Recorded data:
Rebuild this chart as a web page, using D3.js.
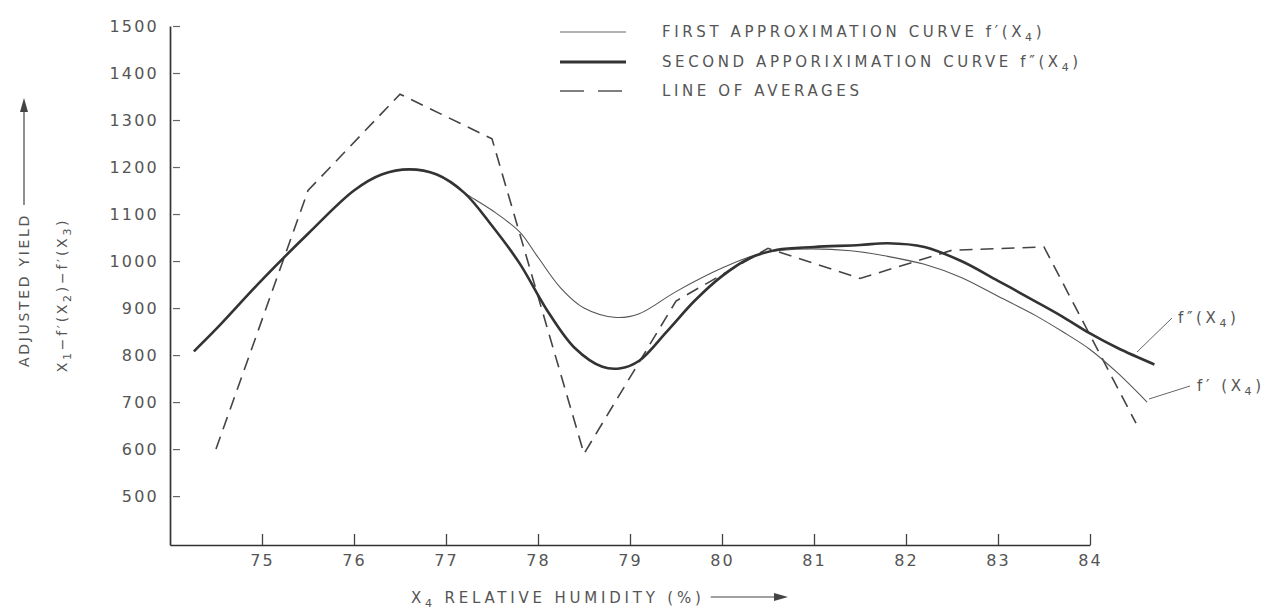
<!DOCTYPE html>
<html>
<head>
<meta charset="utf-8">
<script src="https://cdn.jsdelivr.net/npm/d3@7"></script>
<style>
  body { margin: 0; background: #fff; }
  svg text { font-family: "DejaVu Sans", sans-serif; fill: #555; }
  .tick text { font-size: 16px; letter-spacing: 2.2px; }
  .lab { font-size: 14px; letter-spacing: 2.7px; }
  .leg { font-size: 15px; letter-spacing: 3.6px; }
  .title { font-size: 15px; letter-spacing: 3.8px; }
</style>
</head>
<body>
<div id="chart"></div>
<script>
// values
var humidityTicks = [75, 76, 77, 78, 79, 80, 81, 82, 83, 84];
var yieldTicks = [500, 600, 700, 800, 900, 1000, 1100, 1200, 1300, 1400, 1500];

// first approximation curve f'(x4)
var firstX = [74.26, 74.5, 75.0, 75.5, 76.0, 76.3, 76.6, 76.9, 77.2, 77.5, 77.8, 78.0, 78.25, 78.5, 78.85, 79.1, 79.5, 80.0, 80.4, 80.8, 81.4, 81.8, 82.2, 82.6, 83.0, 83.4, 83.7, 84.0, 84.3, 84.62];
var firstY = [808, 855, 960, 1058, 1150, 1184, 1195, 1184, 1145, 1108, 1062, 1008, 942, 900, 880, 888, 935, 985, 1015, 1025, 1022, 1010, 993, 965, 925, 885, 850, 812, 762, 700];

// second approximation curve f''(x4)
var secondX = [74.26, 74.5, 75.0, 75.5, 76.0, 76.3, 76.6, 76.9, 77.2, 77.5, 77.8, 78.1, 78.4, 78.7, 78.9, 79.1, 79.4, 79.7, 80.0, 80.3, 80.6, 81.0, 81.5, 81.8, 82.2, 82.6, 83.0, 83.4, 83.7, 84.0, 84.3, 84.7];
var secondY = [808, 855, 960, 1058, 1150, 1184, 1195, 1184, 1145, 1075, 995, 895, 815, 775, 772, 788, 850, 915, 968, 1006, 1024, 1030, 1034, 1038, 1030, 1000, 958, 915, 882, 846, 815, 780];

// line of averages
var avgX = [74.5, 75.5, 76.5, 77.5, 78.5, 79.5, 80.5, 81.5, 82.5, 83.5, 84.5];
var avgY = [600, 1150, 1355, 1260, 590, 915, 1027, 963, 1023, 1030, 655];

var totalWidth = 1266, totalHeight = 613;

var svg = d3.select("#chart").append("svg")
    .attr("width", totalWidth)
    .attr("height", totalHeight);

// scales
var x = d3.scaleLinear().domain([74, 84]).range([170, 1090]);
var y = d3.scaleLinear().domain([396, 1500]).range([545, 26]);

// axes
var xAxis = d3.axisBottom(x).tickValues(humidityTicks).tickSize(-11).tickSizeOuter(0).tickPadding(10)
    .tickFormat(d3.format("d"));
var yAxis = d3.axisLeft(y).tickValues(yieldTicks).tickSize(-9).tickSizeOuter(0).tickPadding(11)
    .tickFormat(d3.format("d"));

var gx = svg.append("g").attr("transform", "translate(0,545)").call(xAxis);
var gy = svg.append("g").attr("transform", "translate(170,0)").call(yAxis);
gx.select(".domain").attr("stroke", "#333").attr("stroke-width", 1.7);
gy.select(".domain").attr("stroke", "#333").attr("stroke-width", 1.7);
gx.selectAll(".tick line").attr("stroke", "#444").attr("stroke-width", 1.3);
gy.selectAll(".tick line").attr("stroke", "#666").attr("stroke-width", 1.2)
    .attr("x1", 3).attr("x2", 10);
gx.selectAll(".tick text").attr("fill", "#555");
gy.selectAll(".tick text").attr("fill", "#555");

// lines
function pts(xs, ys) { return xs.map(function(d, i) { return [d, ys[i]]; }); }
var smooth = d3.line().x(function(d) { return x(d[0]); }).y(function(d) { return y(d[1]); })
    .curve(d3.curveCatmullRom.alpha(0.5));
var straight = d3.line().x(function(d) { return x(d[0]); }).y(function(d) { return y(d[1]); });

svg.append("path").attr("d", straight(pts(avgX, avgY)))
    .attr("fill", "none").attr("stroke", "#444").attr("stroke-width", 1.6)
    .attr("stroke-dasharray", "13,8");
svg.append("path").attr("d", smooth(pts(firstX, firstY)))
    .attr("fill", "none").attr("stroke", "#555").attr("stroke-width", 1.1);
svg.append("path").attr("d", smooth(pts(secondX, secondY)))
    .attr("fill", "none").attr("stroke", "#333").attr("stroke-width", 2.6);

// legend
var legend = svg.append("g");
var rows = [
  {y: 32, w: 1.1, c: "#666", dash: null, text: ["FIRST APPROXIMATION CURVE  f′(X", "4", ")"]},
  {y: 62, w: 2.8, c: "#333", dash: null, text: ["SECOND APPORIXIMATION CURVE  f″(X", "4", ")"]},
  {y: 91, w: 1.4, c: "#555", dash: "24,14", text: ["LINE OF AVERAGES"]}
];
rows.forEach(function(r) {
  legend.append("line").attr("x1", 560).attr("x2", 626).attr("y1", r.y).attr("y2", r.y)
      .attr("stroke", r.c).attr("stroke-width", r.w).attr("stroke-dasharray", r.dash);
  var t = legend.append("text").attr("class", "leg").attr("x", 662).attr("y", r.y + 5);
  t.append("tspan").text(r.text[0]);
  if (r.text.length > 1) {
    t.append("tspan").attr("dy", 4).style("font-size", "11px").text(r.text[1]);
    t.append("tspan").attr("dy", -4).text(r.text[2]);
  }
});

// curve labels on the right
svg.append("line").attr("x1", 1172).attr("y1", 318).attr("x2", 1137).attr("y2", 352)
    .attr("stroke", "#666").attr("stroke-width", 1);
var t1 = svg.append("text").attr("class", "leg").attr("x", 1178).attr("y", 323);
t1.append("tspan").text("f″(X");
t1.append("tspan").attr("dy", 4).style("font-size", "11px").text("4");
t1.append("tspan").attr("dy", -4).text(")");

svg.append("line").attr("x1", 1190).attr("y1", 386).attr("x2", 1149).attr("y2", 399)
    .attr("stroke", "#666").attr("stroke-width", 1);
var t2 = svg.append("text").attr("class", "leg").attr("x", 1197).attr("y", 391);
t2.append("tspan").text("f′ (X");
t2.append("tspan").attr("dy", 4).style("font-size", "11px").text("4");
t2.append("tspan").attr("dy", -4).text(")");

// y axis titles
svg.append("text").attr("class", "lab")
    .attr("transform", "translate(29,290) rotate(-90)")
    .style("text-anchor", "middle").text("ADJUSTED YIELD");
svg.append("line").attr("x1", 24).attr("x2", 24).attr("y1", 205).attr("y2", 108)
    .attr("stroke", "#444").attr("stroke-width", 1.2);
svg.append("path").attr("d", "M20,112 L24,98 L28,112 Z").attr("fill", "#444");

var yt2 = svg.append("text").attr("class", "lab")
    .attr("transform", "translate(67,295) rotate(-90)")
    .style("text-anchor", "middle");
yt2.append("tspan").text("X");
yt2.append("tspan").attr("dy", 4).style("font-size", "11px").text("1");
yt2.append("tspan").attr("dy", -4).text("−f′(X");
yt2.append("tspan").attr("dy", 4).style("font-size", "11px").text("2");
yt2.append("tspan").attr("dy", -4).text(")−f′(X");
yt2.append("tspan").attr("dy", 4).style("font-size", "11px").text("3");
yt2.append("tspan").attr("dy", -4).text(")");

// x axis title with arrow
var xt = svg.append("text").attr("class", "title").attr("x", 411).attr("y", 603);
xt.append("tspan").text("X");
xt.append("tspan").attr("dy", 4).style("font-size", "11px").text("4");
xt.append("tspan").attr("dy", -4).text(" RELATIVE HUMIDITY (%)");
var xtEnd = 411 + xt.node().getComputedTextLength();
svg.append("line").attr("x1", xtEnd + 6).attr("x2", 778).attr("y1", 597).attr("y2", 597)
    .attr("stroke", "#444").attr("stroke-width", 1.2);
svg.append("path").attr("d", "M774,593 L788,597 L774,601 Z").attr("fill", "#444");
</script>
</body>
</html>
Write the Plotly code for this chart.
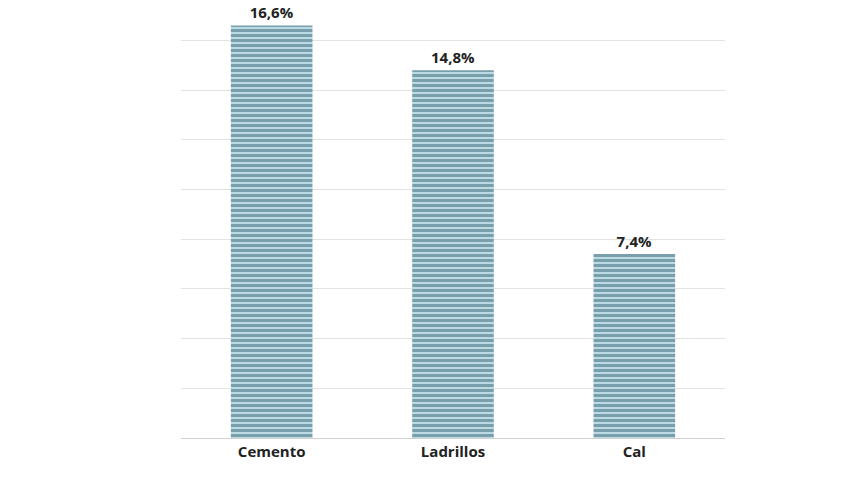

**PROBLEM TO SOLVE:** Copy out every line from the records that has the word "chart".

**EXERCISE SOLUTION:**
Rebuild this chart as a web page, using D3.js.
<div id="chart"></div>
var svg = d3.select("#chart").append("svg")
Write the Plotly code for this chart.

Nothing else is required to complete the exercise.